The right-wing nationalist party National Rally (RN), led by Marine Le Pen and Jordan Bardella, was the winner of the first round of early legislative elections in France and projections indicate that for the first time it will be the party with the most seats in the National Assembly, after the second round, which will be held next Sunday (7).
However, this rise has been worrying the markets. In June, when the RN was the most voted party in the French elections for the European Parliament, which led President Emmanuel Macron to call early legislative elections, the Paris stock exchange fell, the euro depreciated against the dollar and negative assessments of French debt securities increased.
RN is not solely responsible for this fear, since the left-wing coalition New Popular Front, with its program of increasing public spending, came second in the first round of the legislative elections, on Sunday (30).
However, with populist and interventionist proposals, the RN’s economic platform, which has more chances of reaching the Executive (in the position of prime minister or president, if the political blockade is confirmed and Macron resigns), also causes concern.
“The prospect of the right-wing nationalist National Rally (RN) coming to government, a victory for the left-wing New Popular Front (NFP) alliance or the more likely scenario of a deadlocked parliament packed with fiscal populists has rattled investors, business leaders and France’s EU partners,” analysts Ben Hall and Ian Johnston wrote in the Financial Times.
Among the RN’s proposals are to encourage salary adjustments by exempting the amounts of these increases from employer contributions, up to the limits of 10% and three minimum wages; replacing the property tax created by Macron with a tax on total assets (which also includes deposits in current accounts, savings and investments, in addition to assets); and basing energy prices in France solely on that produced within the country, which, the party argues, would reduce the electricity bills of French households by 30% to 40%.
In addition, the RN wants to reverse the 2023 pension reform, enacted by Macron last year after weeks of massive protests and which raised the minimum retirement age in France from 62 to 64. The nationalist right plans to revert the cut-off age to 62 or even raise it to 60.
In 2022, when Le Pen lost the presidential election again to Macron (she had been defeated in 2017), the French think tank Institut Montaigne estimated that the economic policies she advocated would increase the country’s deficit by 101 billion euros per year.
Eulalia Rubio, senior researcher at the Jacques Delors Institute, said in an interview with the Politico website that, in addition to RN’s populist agendas, the party’s lack of administrative experience also scares the markets, which fear “incompetence or the lack of will to approve unpopular reforms” in a possible nationalist right-wing government.
“What generates uncertainty in the markets are the possible and abrupt fiscal and monetary changes. These are proposals that create a certain uncertainty for both investors and companies, who will always defend and prefer a stable, predictable economic environment,” said João Alfredo Nyegray, professor of international business and coordinator of the International Business Observatory at the Pontifical Catholic University of Paraná (PUCPR), in an interview with People’s Gazette.
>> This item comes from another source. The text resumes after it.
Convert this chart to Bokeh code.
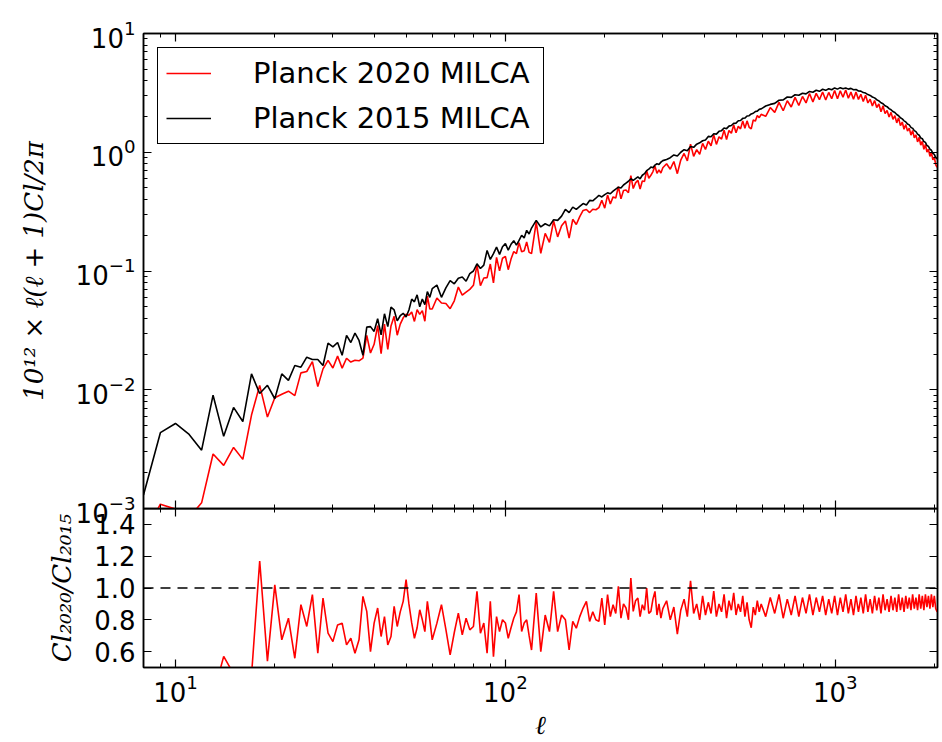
from bokeh.plotting import figure
from bokeh.models import (LogAxis, LinearAxis, FixedTicker, LogTickFormatter,
                          NumeralTickFormatter, CustomJSTickFormatter, Range1d, Span,
                          Legend, LegendItem, ColumnDataSource)
from bokeh.layouts import column
from bokeh.embed import file_html
from bokeh.resources import INLINE

# ---------------- data ----------------
# multipole grid: every l up to 60, coarser above
ell = (list(range(8, 61)) + list(range(62, 121, 2)) + list(range(124, 301, 4))
       + list(range(308, 597, 8)) + list(range(615, 2036, 20)))

# Planck 2015 MILCA, 1e12 * l(l+1)Cl/2pi
cl2015 = [
    1.3e-3, 4.35e-3, 5.2e-3, 4.2e-3, 3.1e-3, 9.0e-3, 4.05e-3, 7.1e-3, 5.4e-3, 1.36e-2,
    9.3e-3, 1.09e-2, 8.4e-3, 1.36e-2, 1.2e-2, 1.6e-2, 1.55e-2, 1.88e-2, 1.8e-2, 1.8e-2,
    1.6e-2, 2.47e-2, 2.3e-2, 2.5e-2, 1.95e-2, 2.87e-2, 2.5e-2, 3.0e-2, 2.6e-2, 1.95e-2,
    3.37e-2, 3.4e-2, 3.1e-2, 3.96e-2, 2.9e-2, 4.36e-2, 3.4e-2, 4.96e-2, 4.7e-2, 3.8e-2,
    4.2e-2, 4.4e-2, 4.1e-2, 4.7e-2, 5.8e-2, 5.5e-2, 6.3e-2, 5.0e-2, 5.8e-2, 5.2e-2,
    6.7e-2, 6.0e-2, 7.1e-2,
    0.076, 0.06, 0.072, 0.083, 0.078, 0.087, 0.089, 0.082, 0.095, 0.1,
    0.115, 0.105, 0.112, 0.149, 0.125, 0.14, 0.159, 0.138, 0.16, 0.17,
    0.15, 0.168, 0.18, 0.165, 0.181, 0.2, 0.19, 0.22, 0.205, 0.23,
    0.267, 0.235, 0.25, 0.24, 0.27, 0.267, 0.29, 0.33, 0.31, 0.345,
    0.33, 0.35, 0.37, 0.36, 0.393, 0.39, 0.41, 0.433, 0.42, 0.44,
    0.455, 0.447, 0.47, 0.49, 0.508, 0.5, 0.53, 0.55, 0.57, 0.598,
    0.58, 0.6, 0.62, 0.598, 0.64, 0.66, 0.7, 0.72, 0.75, 0.74,
    0.78, 0.8, 0.79, 0.826, 0.85,
    0.87, 0.9, 0.95, 0.93, 1.0, 1.05, 1.03, 1.12, 1.1, 1.17,
    1.2, 1.25, 1.27, 1.36, 1.35, 1.43, 1.42, 1.5, 1.52, 1.6,
    1.58, 1.66, 1.68, 1.75, 1.76, 1.84, 1.85, 1.93, 1.94, 2.02,
    2.03, 2.1, 2.13, 2.2, 2.22, 2.3, 2.32,
    2.45, 2.53, 2.58, 2.74, 2.76, 2.92, 2.9, 3.05, 3.02, 3.14,
    3.1, 3.25, 3.2, 3.33, 3.26, 3.39, 3.32, 3.43, 3.36, 3.48,
    3.4, 3.5, 3.42, 3.48, 3.4, 3.45, 3.36, 3.38, 3.28, 3.27,
    3.18, 3.15, 3.06, 3.01, 2.92, 2.87, 2.77, 2.71, 2.61, 2.56,
    2.46, 2.42, 2.33, 2.28, 2.2, 2.16, 2.08, 2.03, 1.95, 1.91,
    1.84, 1.8, 1.73, 1.7, 1.62, 1.59, 1.52, 1.49, 1.42, 1.39,
    1.32, 1.3, 1.23, 1.21, 1.14, 1.12, 1.06, 1.04, 0.98, 0.96,
    0.9, 0.88,
]

# Cl_2020 / Cl_2015
ratio = [
    0.45, 0.25, 0.19, 0.2, 0.36, 0.32, 0.57, 0.46, 0.48, 0.45,
    1.17, 0.54, 1.02, 0.674, 0.81, 0.558, 0.895, 0.758, 0.958, 0.59,
    0.937, 0.716, 0.663, 0.768, 0.779, 0.642, 0.684, 0.59, 0.674, 0.947,
    0.853, 0.6, 0.779, 0.874, 0.695, 0.82, 0.642, 0.695, 0.884, 0.758,
    0.85, 0.916, 1.053, 0.9, 0.78, 0.684, 0.75, 0.863, 0.8, 0.726,
    0.916, 0.8, 0.674,
    0.779, 0.895, 0.74, 0.58, 0.72, 0.842, 0.705, 0.81, 0.737, 0.758,
    0.979, 0.716, 0.78, 0.59, 0.916, 0.568, 0.82, 0.726, 0.8, 0.78,
    0.684, 0.75, 0.81, 0.85, 0.958, 0.726, 0.78, 0.8, 0.7, 0.61,
    0.968, 0.6, 0.83, 0.726, 0.979, 0.726, 0.83, 0.8, 0.61, 0.79,
    0.747, 0.82, 0.874, 0.916, 0.79, 0.85, 0.8, 0.79, 0.937, 0.768,
    0.958, 0.82, 0.895, 0.84, 1.01, 0.81, 0.9, 0.874, 0.8, 1.063,
    0.853, 0.92, 0.937, 0.82, 0.895, 0.86, 1.0, 0.84, 0.853, 0.93,
    0.979, 0.83, 0.9, 0.81, 0.87,
    0.92, 0.8, 0.88, 0.71, 0.86, 0.93, 0.82, 1.045, 0.84, 0.9,
    0.8, 0.95, 0.83, 0.91, 0.84, 0.98, 0.82, 0.9, 0.85, 0.96,
    0.81, 0.92, 0.86, 0.97, 0.83, 0.9, 0.85, 0.95, 0.82, 0.91,
    0.8, 0.75, 0.88, 0.83, 0.92, 0.85, 0.9,
    0.82, 0.94, 0.84, 0.96, 0.81, 0.93, 0.83, 0.95, 0.82, 0.94,
    0.84, 0.96, 0.83, 0.94, 0.85, 0.95, 0.83, 0.93, 0.84, 0.95,
    0.83, 0.94, 0.85, 0.96, 0.84, 0.93, 0.83, 0.95, 0.85, 0.94,
    0.84, 0.96, 0.85, 0.93, 0.84, 0.95, 0.86, 0.94, 0.84, 0.96,
    0.86, 0.93, 0.85, 0.95, 0.86, 0.94, 0.85, 0.96, 0.86, 0.94,
    0.85, 0.95, 0.87, 0.94, 0.86, 0.96, 0.87, 0.94, 0.86, 0.96,
    0.87, 0.95, 0.86, 0.96, 0.88, 0.95, 0.87, 0.96, 0.88, 0.95,
    0.87, 0.85,
]

assert len(ell) == len(cl2015) == len(ratio)
cl2020 = [c * r for c, r in zip(cl2015, ratio)]

series_labels = ["Planck 2020 MILCA", "Planck 2015 MILCA"]
x_major = [10, 100, 1000]
x_minor = [8, 9] + [k * 10 for k in range(2, 10)] + [k * 100 for k in range(2, 10)] + [2000]
y_major_top = [1e-3, 1e-2, 1e-1, 1, 10]
y_minor_top = [k * 10.0 ** e for e in (-3, -2, -1, 0) for k in range(2, 10)]
ratio_ticks = [0.6, 0.8, 1.0, 1.2, 1.4]

src = ColumnDataSource(dict(ell=ell, cl2015=cl2015, cl2020=cl2020, ratio=ratio))

# ---------------- layout ----------------
W = 942
LEFT, RIGHT = 143, 5
OVERLAP = 22          # room below the top frame so its lowest tick label is not cut
x_range = Range1d(8, 2040)


def style_axis(ax, show_labels, font_size="26px"):
    ax.axis_line_color = "black"
    ax.axis_line_width = 1.5
    ax.major_tick_line_color = "black"
    ax.major_tick_line_width = 1.2
    ax.minor_tick_line_color = "black"
    ax.minor_tick_line_width = 1.0
    ax.major_tick_in = 8
    ax.major_tick_out = 0
    ax.minor_tick_in = 4
    ax.minor_tick_out = 0
    if show_labels:
        ax.major_label_text_font = "DejaVu Sans"
        ax.major_label_text_font_size = font_size
        ax.major_label_text_color = "black"
    else:
        ax.major_label_text_font_size = "1px"
        ax.major_label_text_alpha = 0
        ax.major_label_standoff = 0


def blank_formatter():
    return CustomJSTickFormatter(code="return ''")


def x_axis(show):
    if show:
        ax = LogAxis(ticker=FixedTicker(ticks=x_major, minor_ticks=x_minor),
                     formatter=LogTickFormatter())
    else:
        ax = LogAxis(ticker=FixedTicker(ticks=x_major, minor_ticks=x_minor),
                     formatter=blank_formatter())
    style_axis(ax, show)
    return ax


def style_axis_label(ax, text, standoff):
    ax.axis_label = text
    ax.axis_label_text_font = "DejaVu Serif"
    ax.axis_label_text_font_style = "italic"
    ax.axis_label_text_font_size = "26px"
    ax.axis_label_text_color = "black"
    ax.axis_label_standoff = standoff


# top panel
top = figure(width=W, height=508 + OVERLAP, x_axis_type="log", y_axis_type="log",
             x_range=x_range, y_range=Range1d(1e-3, 10),
             x_axis_location=None, y_axis_location=None,
             output_backend="svg", toolbar_location=None,
             min_border_left=LEFT, min_border_right=RIGHT,
             min_border_top=33, min_border_bottom=OVERLAP)
top.grid.grid_line_color = None
top.outline_line_color = "black"
top.outline_line_width = 1.5

yl = LogAxis(ticker=FixedTicker(ticks=y_major_top, minor_ticks=y_minor_top),
             formatter=LogTickFormatter())
style_axis(yl, True)
yl.major_label_standoff = 8
style_axis_label(yl, "10¹² × ℓ(ℓ + 1)Cl/2π", 24)
top.add_layout(yl, "left")

yr = LogAxis(ticker=FixedTicker(ticks=y_major_top, minor_ticks=y_minor_top),
             formatter=blank_formatter())
style_axis(yr, False)
top.add_layout(yr, "right")
top.add_layout(x_axis(False), "below")
top.add_layout(x_axis(False), "above")

r_red = top.line("ell", "cl2020", source=src, line_color="#ff0000", line_width=1.6)
r_blk = top.line("ell", "cl2015", source=src, line_color="#000000", line_width=1.6)

legend = Legend(items=[LegendItem(label=series_labels[0], renderers=[r_red]),
                       LegendItem(label=series_labels[1], renderers=[r_blk])],
                location="top_left", margin=14, padding=8, spacing=11,
                glyph_width=45, glyph_height=30, label_height=30, label_width=282,
                label_standoff=42, label_text_font="DejaVu Sans",
                label_text_font_size="29px", label_text_color="black",
                border_line_color="black", border_line_alpha=1.0,
                border_line_width=1.5, background_fill_color="white",
                background_fill_alpha=1.0)
top.add_layout(legend)

# bottom panel (pulled up so that it starts right at the top frame's lower edge)
bot = figure(width=W, height=742 - 508, x_axis_type="log",
             x_range=x_range, y_range=Range1d(0.5, 1.5),
             x_axis_location=None, y_axis_location=None,
             output_backend="svg", toolbar_location=None,
             min_border_left=LEFT, min_border_right=RIGHT,
             min_border_top=0, min_border_bottom=74,
             margin=(-OVERLAP, 0, 0, 0))
bot.grid.grid_line_color = None
bot.outline_line_color = "black"
bot.outline_line_width = 1.5
bot.border_fill_alpha = 0
bot.background_fill_alpha = 0

bl = LinearAxis(ticker=FixedTicker(ticks=ratio_ticks, minor_ticks=[]),
                formatter=NumeralTickFormatter(format="0.0"))
style_axis(bl, True)
bl.major_label_standoff = 8
style_axis_label(bl, "Cl₂₀₂₀/Cl₂₀₁₅", 14)
bot.add_layout(bl, "left")

br = LinearAxis(ticker=FixedTicker(ticks=ratio_ticks, minor_ticks=[]),
                formatter=blank_formatter())
style_axis(br, False)
bot.add_layout(br, "right")

bx = x_axis(True)
bx.major_label_standoff = 6
style_axis_label(bx, "ℓ", 5)
bot.add_layout(bx, "below")
bot.add_layout(x_axis(False), "above")

bot.add_layout(Span(location=1.0, dimension="width", line_color="#000000",
                    line_width=1.5, line_dash="10 7"))
bot.line("ell", "ratio", source=src, line_color="#ff0000", line_width=1.6)

layout = column(top, bot, spacing=0)

open("out.html", "w").write(file_html(layout, INLINE))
“Le Pen’s party has been advocating the renegotiation of European treaties because, according to them, it is necessary for France to regain control over economic and monetary policies. Recently, they have even softened their stance on leaving the European Union, but there is still a very significant emphasis in these speeches on regaining national sovereignty, economic issues, although they are not 100% clear about what they mean by that,” he said.
Nyegray highlights that RN’s intention to change the pension reform is perhaps the biggest concern.
“When Le Pen talks about reversing the reform, which was already an intense struggle to pass, she accompanies this with talk of increasing public spending, financed, according to her, in part by reducing waste and fraud in social benefits. But she has not proven fraud on a scale that would allow the country to make up for a pension deficit,” he said.
Nyegray believes, however, that in a possible RN Executive, the party will be able to adapt and leave interventionist and populist agendas behind.
“If Le Pen becomes president, when she sits in the top chair at the Elysee Palace, she will likely have a reality check on what can and cannot be done, both in terms of economic viability and the economic organizations of the eurozone itself,” he predicted.